The gap between top-tier and bottom-tier credit pricing is roughly 90 basis points. A borrower with a 780 FICO score might lock at 6.25%, while a borrower with a 660 score on the same loan could see 7.15% or higher. Improving your score by even 20 points before you apply can change your rate quote materially. Disclaimer: rate availability also depends on loan-to-value ratio, debt-to-income ratio, and lender-specific overlays.
Are adjustable-rate mortgages a good idea in 2026?
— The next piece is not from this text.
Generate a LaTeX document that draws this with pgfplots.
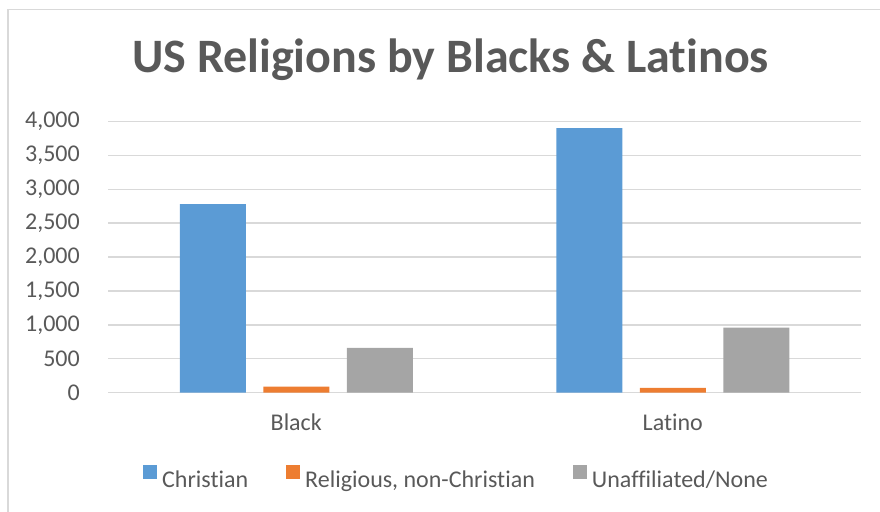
\documentclass[border=0pt]{standalone}
\usepackage{fontspec}
\setmainfont{Carlito}[Ligatures={TeX,NoCommon}]
\usepackage{pgfplots}
\pgfplotsset{compat=1.18}

\definecolor{xlblue}{HTML}{5B9BD5}
\definecolor{xlorange}{HTML}{ED7D31}
\definecolor{xlgray}{HTML}{A5A5A5}
\definecolor{txtgray}{HTML}{595959}
\definecolor{gridgray}{HTML}{D9D9D9}

\begin{document}
\begin{tikzpicture}[x=1pt,y=1pt]
\useasboundingbox (0,0) rectangle (880,-511);
% chart area border (runs off the right and bottom edge as in the screenshot)
\draw[gridgray, line width=1.2pt] (8,-9.5) rectangle (900,-540);

\begin{axis}[
  at={(108pt,-392.7pt)}, anchor=south west,
  scale only axis,
  width=753pt, height=271.4pt,
  xmin=-0.5, xmax=1.5,
  ymin=0, ymax=4000,
  ytick={0,500,...,4000},
  xtick={0,1},
  xticklabels={Black,Latino},
  major tick length=0pt,
  axis line style={draw=none},
  ymajorgrids,
  grid style={gridgray, line width=1.3pt},
  ybar, bar width=66pt,
  ticklabel style={font=\fontsize{24}{28}\selectfont, text=txtgray},
  /pgf/number format/assume math mode=true,
  /pgf/number format/1000 sep={,},
  yticklabel style={inner sep=0pt, anchor=east, xshift=-28pt},
  xticklabel style={inner sep=0pt, anchor=base, yshift=-37.3pt},
  title={US Religions by Blacks \& Latinos},
  title style={font=\fontsize{48}{56}\selectfont\bfseries, text=txtgray,
    anchor=base, at={(0.4548,1)}, yshift=43.3pt, inner sep=0pt},
  legend columns=3,
  legend style={draw=none, fill=none, inner sep=0pt,
    at={(0.4615,-0.3106)}, anchor=center,
    column sep=5pt,
    /tikz/every even column/.append style={column sep=38pt},
    nodes={inner sep=0pt, text=txtgray, font=\fontsize{24}{28}\selectfont}},
  legend image code/.code={\fill[#1] (0pt,0pt) rectangle (14pt,14pt);},
]
\addplot[fill=xlblue, draw=none, bar shift=-83.5pt] coordinates {(0,2780) (1,3900)};
\addplot[fill=xlorange, draw=none, bar shift=0pt] coordinates {(0,90) (1,70)};
\addplot[fill=xlgray, draw=none, bar shift=83.5pt] coordinates {(0,660) (1,960)};
\legend{Christian, {Religious, non-Christian}, Unaffiliated/None}
\end{axis}
\end{tikzpicture}
\end{document}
ARMs make sense for buyers who plan to sell or refinance within the fixed period — typically 5, 7, or 10 years. Today's 5/1 ARM at 6.18% saves about $58 a month versus the 30-year fixed on a $400,000 loan. If you'll definitely move within five years, that's $3,500 in savings with no rate risk. Hold longer, and you face annual rate adjustments that could push your payment higher.
Disclaimer: This article is for informational purposes only and should not be considered financial advice. Tradingpedia does not provide personalized financial recommendations. Always consult a qualified advisor before making financial decisions.